⟨
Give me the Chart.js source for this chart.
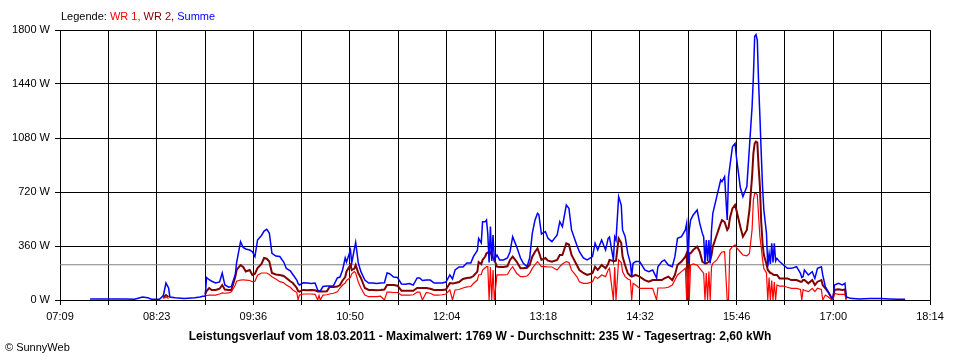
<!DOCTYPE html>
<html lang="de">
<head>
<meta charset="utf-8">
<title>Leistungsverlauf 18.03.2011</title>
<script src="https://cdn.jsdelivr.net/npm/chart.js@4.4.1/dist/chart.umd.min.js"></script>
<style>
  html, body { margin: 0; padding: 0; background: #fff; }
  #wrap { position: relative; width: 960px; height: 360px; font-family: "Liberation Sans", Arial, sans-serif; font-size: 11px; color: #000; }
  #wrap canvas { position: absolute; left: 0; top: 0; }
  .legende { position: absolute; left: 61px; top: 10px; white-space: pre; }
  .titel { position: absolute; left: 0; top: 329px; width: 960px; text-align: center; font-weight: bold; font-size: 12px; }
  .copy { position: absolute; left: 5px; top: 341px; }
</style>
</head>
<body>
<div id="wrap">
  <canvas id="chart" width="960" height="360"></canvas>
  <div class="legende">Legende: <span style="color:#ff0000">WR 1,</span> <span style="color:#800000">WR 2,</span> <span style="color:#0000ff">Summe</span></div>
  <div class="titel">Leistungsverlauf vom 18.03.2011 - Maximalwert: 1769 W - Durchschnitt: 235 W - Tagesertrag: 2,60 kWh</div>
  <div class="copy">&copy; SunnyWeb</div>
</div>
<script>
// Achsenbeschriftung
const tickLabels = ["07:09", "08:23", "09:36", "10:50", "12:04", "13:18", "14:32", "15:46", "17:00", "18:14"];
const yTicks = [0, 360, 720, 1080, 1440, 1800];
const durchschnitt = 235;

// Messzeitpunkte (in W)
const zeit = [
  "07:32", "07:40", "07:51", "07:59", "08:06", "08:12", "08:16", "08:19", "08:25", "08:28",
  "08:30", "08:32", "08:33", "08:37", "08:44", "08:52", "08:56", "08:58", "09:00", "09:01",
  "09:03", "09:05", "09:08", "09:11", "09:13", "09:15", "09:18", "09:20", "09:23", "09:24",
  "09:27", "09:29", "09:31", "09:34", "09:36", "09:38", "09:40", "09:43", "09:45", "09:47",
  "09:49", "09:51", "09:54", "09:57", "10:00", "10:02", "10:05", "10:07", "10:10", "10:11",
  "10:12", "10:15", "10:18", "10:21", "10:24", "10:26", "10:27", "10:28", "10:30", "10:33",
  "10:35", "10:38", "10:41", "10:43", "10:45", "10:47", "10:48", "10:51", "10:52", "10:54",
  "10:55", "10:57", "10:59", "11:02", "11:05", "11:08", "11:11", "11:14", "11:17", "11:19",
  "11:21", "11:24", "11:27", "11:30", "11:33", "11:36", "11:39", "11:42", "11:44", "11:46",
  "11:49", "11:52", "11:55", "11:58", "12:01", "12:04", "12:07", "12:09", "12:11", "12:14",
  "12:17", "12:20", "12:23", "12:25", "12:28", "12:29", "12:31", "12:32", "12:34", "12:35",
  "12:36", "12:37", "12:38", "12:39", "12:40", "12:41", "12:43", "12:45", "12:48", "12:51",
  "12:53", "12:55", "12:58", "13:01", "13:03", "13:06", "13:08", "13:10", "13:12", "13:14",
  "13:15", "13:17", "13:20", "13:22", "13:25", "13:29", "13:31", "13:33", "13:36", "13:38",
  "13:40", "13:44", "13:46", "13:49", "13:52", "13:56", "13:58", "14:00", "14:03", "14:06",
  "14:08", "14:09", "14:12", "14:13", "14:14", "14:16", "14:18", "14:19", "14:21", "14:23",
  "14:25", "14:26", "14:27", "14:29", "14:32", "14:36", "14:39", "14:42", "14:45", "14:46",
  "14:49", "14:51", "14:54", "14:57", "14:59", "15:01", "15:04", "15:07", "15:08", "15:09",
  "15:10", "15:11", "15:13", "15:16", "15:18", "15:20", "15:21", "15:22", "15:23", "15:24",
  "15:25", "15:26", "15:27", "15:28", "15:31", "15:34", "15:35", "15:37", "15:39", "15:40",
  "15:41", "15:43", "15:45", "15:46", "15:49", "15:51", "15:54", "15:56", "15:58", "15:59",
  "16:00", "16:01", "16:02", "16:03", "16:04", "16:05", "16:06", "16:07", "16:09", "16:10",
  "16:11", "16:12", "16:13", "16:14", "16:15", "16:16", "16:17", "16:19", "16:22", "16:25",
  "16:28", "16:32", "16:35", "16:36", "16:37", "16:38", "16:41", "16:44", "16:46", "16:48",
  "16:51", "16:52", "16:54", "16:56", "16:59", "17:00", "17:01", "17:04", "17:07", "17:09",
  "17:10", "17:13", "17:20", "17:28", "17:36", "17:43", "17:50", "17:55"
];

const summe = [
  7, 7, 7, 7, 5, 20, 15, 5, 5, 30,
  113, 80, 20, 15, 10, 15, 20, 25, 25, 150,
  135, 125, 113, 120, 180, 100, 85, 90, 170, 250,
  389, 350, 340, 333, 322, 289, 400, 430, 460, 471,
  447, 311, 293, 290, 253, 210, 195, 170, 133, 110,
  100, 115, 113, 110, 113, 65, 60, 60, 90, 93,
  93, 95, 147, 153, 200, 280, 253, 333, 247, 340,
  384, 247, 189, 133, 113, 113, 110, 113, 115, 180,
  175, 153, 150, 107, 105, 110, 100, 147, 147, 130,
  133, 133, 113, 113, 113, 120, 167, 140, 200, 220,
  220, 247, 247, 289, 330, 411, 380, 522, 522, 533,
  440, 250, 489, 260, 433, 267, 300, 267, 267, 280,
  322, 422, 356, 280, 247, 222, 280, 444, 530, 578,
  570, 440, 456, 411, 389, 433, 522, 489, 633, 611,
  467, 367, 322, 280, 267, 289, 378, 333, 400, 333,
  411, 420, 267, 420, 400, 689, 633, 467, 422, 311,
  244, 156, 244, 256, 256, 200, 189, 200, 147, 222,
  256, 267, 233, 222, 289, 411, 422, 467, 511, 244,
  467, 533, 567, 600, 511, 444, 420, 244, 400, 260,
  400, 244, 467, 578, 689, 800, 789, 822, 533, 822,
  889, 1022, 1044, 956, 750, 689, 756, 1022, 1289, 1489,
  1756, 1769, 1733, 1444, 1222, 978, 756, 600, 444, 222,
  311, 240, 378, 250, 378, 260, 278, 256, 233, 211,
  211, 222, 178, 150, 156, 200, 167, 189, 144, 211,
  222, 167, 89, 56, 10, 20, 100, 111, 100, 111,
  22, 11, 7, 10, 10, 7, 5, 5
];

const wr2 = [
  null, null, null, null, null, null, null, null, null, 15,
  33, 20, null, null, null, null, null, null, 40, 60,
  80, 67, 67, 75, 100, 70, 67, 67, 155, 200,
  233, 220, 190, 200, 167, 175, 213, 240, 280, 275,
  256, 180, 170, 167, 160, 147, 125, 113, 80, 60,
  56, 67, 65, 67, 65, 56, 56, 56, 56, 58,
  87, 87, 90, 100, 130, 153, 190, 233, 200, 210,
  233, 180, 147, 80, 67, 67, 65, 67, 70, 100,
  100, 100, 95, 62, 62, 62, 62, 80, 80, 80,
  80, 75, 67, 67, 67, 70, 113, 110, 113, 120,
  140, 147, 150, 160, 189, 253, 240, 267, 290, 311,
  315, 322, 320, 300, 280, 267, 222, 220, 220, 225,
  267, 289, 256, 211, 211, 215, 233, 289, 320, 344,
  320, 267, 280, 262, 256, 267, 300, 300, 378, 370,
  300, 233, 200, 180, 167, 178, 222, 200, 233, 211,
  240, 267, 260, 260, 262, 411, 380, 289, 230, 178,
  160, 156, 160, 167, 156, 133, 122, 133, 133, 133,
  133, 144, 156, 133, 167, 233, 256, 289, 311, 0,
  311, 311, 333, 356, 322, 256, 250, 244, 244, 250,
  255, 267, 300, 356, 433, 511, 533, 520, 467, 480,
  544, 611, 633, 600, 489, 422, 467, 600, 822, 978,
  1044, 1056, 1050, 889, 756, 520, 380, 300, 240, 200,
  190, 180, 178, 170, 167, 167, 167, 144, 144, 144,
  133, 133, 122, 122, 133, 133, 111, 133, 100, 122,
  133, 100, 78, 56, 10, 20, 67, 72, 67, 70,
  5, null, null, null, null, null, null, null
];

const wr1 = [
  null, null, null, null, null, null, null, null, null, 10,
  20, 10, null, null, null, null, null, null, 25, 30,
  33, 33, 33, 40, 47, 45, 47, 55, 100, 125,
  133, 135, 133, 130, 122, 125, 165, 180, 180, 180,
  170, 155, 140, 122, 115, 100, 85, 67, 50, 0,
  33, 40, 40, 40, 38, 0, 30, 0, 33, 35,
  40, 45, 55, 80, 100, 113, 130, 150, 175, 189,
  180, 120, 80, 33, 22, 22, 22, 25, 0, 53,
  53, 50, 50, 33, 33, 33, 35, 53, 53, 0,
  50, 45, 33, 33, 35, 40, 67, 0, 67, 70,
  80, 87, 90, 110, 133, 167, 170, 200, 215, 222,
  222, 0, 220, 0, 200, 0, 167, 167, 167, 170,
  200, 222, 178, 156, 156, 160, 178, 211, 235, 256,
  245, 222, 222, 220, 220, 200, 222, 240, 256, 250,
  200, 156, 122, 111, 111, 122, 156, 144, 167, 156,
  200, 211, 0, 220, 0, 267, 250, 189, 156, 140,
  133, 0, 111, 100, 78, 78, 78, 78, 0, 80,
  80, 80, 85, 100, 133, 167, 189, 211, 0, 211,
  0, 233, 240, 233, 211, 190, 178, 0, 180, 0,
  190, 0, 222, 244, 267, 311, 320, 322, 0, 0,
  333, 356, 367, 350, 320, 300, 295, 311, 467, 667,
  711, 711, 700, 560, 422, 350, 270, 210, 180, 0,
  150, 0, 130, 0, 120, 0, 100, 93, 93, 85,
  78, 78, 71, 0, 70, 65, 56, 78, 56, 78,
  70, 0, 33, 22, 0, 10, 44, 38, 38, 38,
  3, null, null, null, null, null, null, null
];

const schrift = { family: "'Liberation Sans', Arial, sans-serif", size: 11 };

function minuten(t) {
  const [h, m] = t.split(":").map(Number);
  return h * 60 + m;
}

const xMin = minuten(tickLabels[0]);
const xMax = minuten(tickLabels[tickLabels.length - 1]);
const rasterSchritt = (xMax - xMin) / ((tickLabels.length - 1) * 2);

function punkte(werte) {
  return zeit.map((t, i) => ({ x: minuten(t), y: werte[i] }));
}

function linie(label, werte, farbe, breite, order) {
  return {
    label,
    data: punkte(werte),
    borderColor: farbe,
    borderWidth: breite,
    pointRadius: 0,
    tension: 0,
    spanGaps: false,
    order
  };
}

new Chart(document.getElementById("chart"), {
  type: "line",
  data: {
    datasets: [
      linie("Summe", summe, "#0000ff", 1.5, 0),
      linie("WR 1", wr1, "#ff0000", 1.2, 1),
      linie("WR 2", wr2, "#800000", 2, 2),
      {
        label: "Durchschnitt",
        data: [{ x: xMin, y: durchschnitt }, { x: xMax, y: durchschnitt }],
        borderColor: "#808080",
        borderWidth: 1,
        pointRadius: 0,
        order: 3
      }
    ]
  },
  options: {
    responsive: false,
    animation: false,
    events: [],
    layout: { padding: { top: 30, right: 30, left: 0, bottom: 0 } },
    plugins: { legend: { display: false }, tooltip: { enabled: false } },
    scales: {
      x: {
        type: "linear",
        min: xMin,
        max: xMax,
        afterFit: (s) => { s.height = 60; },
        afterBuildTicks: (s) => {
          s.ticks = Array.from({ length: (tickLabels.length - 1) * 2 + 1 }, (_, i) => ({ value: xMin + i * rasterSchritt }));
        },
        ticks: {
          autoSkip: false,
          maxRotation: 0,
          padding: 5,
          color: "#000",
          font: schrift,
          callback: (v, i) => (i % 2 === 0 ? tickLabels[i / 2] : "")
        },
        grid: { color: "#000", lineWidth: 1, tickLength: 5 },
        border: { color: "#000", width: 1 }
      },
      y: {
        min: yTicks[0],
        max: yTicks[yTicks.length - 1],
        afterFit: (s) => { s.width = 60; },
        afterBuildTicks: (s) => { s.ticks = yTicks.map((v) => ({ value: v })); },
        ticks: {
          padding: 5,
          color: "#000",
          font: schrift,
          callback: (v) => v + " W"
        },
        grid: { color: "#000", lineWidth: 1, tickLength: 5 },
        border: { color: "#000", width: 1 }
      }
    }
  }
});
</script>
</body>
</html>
⟩
⟨
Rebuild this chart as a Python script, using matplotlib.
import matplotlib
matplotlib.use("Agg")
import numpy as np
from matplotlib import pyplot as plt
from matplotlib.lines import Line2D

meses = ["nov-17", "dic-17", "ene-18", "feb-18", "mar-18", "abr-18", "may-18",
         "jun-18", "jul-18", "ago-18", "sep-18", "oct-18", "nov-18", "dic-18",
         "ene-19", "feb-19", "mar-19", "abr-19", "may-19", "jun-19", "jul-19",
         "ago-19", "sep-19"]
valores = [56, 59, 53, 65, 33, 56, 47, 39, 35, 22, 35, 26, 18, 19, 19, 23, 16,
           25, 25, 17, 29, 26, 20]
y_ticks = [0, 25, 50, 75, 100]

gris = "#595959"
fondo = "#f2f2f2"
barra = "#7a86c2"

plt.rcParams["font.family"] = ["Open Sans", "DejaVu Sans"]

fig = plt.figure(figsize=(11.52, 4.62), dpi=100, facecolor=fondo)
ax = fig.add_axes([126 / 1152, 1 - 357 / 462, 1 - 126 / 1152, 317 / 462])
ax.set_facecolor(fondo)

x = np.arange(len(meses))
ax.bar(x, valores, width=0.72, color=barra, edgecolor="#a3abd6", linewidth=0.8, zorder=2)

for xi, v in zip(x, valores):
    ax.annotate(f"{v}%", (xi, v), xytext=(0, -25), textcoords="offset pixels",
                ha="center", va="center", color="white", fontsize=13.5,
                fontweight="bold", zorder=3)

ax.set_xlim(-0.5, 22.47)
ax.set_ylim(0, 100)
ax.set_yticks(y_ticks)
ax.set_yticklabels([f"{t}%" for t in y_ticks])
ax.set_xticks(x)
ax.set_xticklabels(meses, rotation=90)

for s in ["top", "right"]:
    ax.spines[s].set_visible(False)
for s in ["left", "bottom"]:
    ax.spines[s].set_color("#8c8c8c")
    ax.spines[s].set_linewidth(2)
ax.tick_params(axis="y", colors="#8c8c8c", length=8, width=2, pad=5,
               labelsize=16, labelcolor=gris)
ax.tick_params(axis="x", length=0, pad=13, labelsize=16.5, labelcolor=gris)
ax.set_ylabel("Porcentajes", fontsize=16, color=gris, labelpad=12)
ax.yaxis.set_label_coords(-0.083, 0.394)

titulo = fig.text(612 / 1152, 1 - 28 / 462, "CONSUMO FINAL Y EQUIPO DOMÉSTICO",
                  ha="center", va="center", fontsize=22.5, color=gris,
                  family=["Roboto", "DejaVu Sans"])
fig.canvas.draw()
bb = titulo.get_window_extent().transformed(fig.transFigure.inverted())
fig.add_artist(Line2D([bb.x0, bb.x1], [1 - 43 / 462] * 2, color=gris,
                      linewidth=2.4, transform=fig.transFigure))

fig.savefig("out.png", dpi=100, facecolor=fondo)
⟩
⟨
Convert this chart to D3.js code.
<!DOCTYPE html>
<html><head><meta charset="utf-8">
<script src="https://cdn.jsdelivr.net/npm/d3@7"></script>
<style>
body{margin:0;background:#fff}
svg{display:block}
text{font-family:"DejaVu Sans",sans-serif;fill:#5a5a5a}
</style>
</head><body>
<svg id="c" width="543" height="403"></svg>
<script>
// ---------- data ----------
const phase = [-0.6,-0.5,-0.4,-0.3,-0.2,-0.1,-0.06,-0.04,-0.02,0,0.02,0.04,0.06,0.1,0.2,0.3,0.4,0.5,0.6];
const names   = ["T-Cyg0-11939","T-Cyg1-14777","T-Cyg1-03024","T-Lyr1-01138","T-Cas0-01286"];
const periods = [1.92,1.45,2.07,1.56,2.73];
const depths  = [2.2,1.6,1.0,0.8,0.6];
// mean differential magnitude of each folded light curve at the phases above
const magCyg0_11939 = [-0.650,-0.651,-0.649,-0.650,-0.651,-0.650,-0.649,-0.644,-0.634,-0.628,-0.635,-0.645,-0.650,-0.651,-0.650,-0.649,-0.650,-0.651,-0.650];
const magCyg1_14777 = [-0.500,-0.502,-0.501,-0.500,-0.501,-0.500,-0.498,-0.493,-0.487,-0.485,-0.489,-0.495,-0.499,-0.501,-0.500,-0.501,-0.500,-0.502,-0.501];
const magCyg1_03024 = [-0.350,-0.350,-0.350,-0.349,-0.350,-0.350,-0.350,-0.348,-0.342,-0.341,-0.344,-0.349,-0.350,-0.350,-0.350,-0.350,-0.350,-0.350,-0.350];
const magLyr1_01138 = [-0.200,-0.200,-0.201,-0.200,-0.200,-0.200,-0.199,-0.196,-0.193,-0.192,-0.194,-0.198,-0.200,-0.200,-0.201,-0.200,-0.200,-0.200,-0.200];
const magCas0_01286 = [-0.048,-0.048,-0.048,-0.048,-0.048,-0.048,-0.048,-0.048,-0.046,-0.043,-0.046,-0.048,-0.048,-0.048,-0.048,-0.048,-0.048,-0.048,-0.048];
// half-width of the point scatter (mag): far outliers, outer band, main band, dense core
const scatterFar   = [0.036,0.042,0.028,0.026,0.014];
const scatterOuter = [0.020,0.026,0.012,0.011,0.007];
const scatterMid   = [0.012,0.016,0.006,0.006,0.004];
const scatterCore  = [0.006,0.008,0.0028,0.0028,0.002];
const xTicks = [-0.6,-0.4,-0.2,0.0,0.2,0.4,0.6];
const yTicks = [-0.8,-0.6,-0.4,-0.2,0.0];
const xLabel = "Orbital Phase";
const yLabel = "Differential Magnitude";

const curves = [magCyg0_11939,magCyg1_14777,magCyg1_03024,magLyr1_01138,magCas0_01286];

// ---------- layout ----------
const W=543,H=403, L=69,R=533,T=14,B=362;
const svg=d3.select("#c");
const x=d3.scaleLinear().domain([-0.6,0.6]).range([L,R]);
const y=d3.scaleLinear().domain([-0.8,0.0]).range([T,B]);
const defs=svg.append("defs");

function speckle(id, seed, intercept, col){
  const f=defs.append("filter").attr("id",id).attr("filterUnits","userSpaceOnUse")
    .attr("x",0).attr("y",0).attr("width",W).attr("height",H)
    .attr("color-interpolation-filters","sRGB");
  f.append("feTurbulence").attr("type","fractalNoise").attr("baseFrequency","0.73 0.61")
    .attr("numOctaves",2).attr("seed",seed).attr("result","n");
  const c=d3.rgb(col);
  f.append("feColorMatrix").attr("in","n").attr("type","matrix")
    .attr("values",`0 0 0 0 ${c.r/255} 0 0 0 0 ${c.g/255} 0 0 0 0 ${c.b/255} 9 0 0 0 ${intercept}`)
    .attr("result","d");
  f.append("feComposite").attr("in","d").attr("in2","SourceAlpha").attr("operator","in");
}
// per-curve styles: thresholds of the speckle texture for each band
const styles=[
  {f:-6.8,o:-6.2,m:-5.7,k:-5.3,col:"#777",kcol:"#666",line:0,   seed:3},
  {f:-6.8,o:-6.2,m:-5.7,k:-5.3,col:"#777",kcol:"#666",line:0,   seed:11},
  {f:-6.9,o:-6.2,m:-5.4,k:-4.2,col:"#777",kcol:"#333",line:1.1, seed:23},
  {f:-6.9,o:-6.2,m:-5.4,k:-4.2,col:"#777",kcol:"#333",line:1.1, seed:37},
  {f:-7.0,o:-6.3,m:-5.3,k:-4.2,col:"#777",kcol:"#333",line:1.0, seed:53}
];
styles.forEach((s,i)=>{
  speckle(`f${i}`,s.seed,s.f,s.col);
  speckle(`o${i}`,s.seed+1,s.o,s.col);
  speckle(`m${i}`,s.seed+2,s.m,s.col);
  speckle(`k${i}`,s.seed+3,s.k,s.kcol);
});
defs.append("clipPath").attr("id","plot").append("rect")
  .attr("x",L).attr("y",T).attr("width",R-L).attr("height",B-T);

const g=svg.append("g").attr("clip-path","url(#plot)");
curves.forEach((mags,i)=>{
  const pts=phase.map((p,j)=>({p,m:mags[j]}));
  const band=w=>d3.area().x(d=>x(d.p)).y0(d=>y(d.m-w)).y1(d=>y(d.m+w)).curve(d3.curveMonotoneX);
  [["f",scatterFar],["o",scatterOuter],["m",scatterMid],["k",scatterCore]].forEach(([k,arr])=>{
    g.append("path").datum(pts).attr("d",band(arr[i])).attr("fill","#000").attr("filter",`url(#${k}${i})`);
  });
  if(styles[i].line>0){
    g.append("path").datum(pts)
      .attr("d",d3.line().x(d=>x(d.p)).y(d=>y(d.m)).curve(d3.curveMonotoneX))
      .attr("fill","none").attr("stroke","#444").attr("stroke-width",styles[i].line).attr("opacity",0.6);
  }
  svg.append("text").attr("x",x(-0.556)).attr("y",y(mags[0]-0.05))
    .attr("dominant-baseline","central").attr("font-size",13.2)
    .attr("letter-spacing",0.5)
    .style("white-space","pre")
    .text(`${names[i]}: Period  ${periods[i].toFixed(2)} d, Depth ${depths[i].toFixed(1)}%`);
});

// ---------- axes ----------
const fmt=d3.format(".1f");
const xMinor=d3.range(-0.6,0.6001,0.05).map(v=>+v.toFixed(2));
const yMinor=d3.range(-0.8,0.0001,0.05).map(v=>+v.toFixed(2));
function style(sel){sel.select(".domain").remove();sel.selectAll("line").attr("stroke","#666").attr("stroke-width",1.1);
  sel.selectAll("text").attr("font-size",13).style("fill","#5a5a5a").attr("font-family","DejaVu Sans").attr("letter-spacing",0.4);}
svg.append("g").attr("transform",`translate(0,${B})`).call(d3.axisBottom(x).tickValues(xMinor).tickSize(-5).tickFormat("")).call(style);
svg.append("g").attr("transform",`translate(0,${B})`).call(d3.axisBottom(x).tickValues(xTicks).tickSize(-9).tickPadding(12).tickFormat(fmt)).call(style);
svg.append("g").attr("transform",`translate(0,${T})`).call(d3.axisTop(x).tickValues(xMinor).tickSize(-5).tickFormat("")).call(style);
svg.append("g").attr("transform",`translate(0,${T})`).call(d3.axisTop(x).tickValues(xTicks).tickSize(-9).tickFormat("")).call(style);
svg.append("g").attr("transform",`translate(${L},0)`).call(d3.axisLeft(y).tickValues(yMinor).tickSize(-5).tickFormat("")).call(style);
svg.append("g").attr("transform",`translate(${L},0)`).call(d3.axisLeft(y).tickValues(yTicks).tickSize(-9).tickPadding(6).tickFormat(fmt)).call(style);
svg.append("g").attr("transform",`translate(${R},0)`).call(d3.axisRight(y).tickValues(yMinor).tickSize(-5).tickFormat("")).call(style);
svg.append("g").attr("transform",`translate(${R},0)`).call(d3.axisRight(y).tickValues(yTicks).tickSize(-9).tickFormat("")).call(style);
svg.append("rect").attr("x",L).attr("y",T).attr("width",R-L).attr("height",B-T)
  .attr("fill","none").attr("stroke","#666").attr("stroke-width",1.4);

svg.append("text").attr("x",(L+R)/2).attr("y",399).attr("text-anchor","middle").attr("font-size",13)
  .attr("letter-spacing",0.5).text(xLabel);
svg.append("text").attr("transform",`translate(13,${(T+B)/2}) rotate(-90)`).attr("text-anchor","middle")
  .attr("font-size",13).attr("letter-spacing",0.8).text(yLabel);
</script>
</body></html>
⟩
§ Goal:
Would you restate, exactly and with no pictures, the lines of the entries above from the one containing "Give me the Chart.js source for this chart." through the one containing "const durchschnitt = 235;"?

§ Solution for this task:
Give me the Chart.js source for this chart.
<!DOCTYPE html>
<html lang="de">
<head>
<meta charset="utf-8">
<title>Leistungsverlauf 18.03.2011</title>
<script src="https://cdn.jsdelivr.net/npm/chart.js@4.4.1/dist/chart.umd.min.js"></script>
<style>
  html, body { margin: 0; padding: 0; background: #fff; }
  #wrap { position: relative; width: 960px; height: 360px; font-family: "Liberation Sans", Arial, sans-serif; font-size: 11px; color: #000; }
  #wrap canvas { position: absolute; left: 0; top: 0; }
  .legende { position: absolute; left: 61px; top: 10px; white-space: pre; }
  .titel { position: absolute; left: 0; top: 329px; width: 960px; text-align: center; font-weight: bold; font-size: 12px; }
  .copy { position: absolute; left: 5px; top: 341px; }
</style>
</head>
<body>
<div id="wrap">
  <canvas id="chart" width="960" height="360"></canvas>
  <div class="legende">Legende: <span style="color:#ff0000">WR 1,</span> <span style="color:#800000">WR 2,</span> <span style="color:#0000ff">Summe</span></div>
  <div class="titel">Leistungsverlauf vom 18.03.2011 - Maximalwert: 1769 W - Durchschnitt: 235 W - Tagesertrag: 2,60 kWh</div>
  <div class="copy">&copy; SunnyWeb</div>
</div>
<script>
// Achsenbeschriftung
const tickLabels = ["07:09", "08:23", "09:36", "10:50", "12:04", "13:18", "14:32", "15:46", "17:00", "18:14"];
const yTicks = [0, 360, 720, 1080, 1440, 1800];
const durchschnitt = 235;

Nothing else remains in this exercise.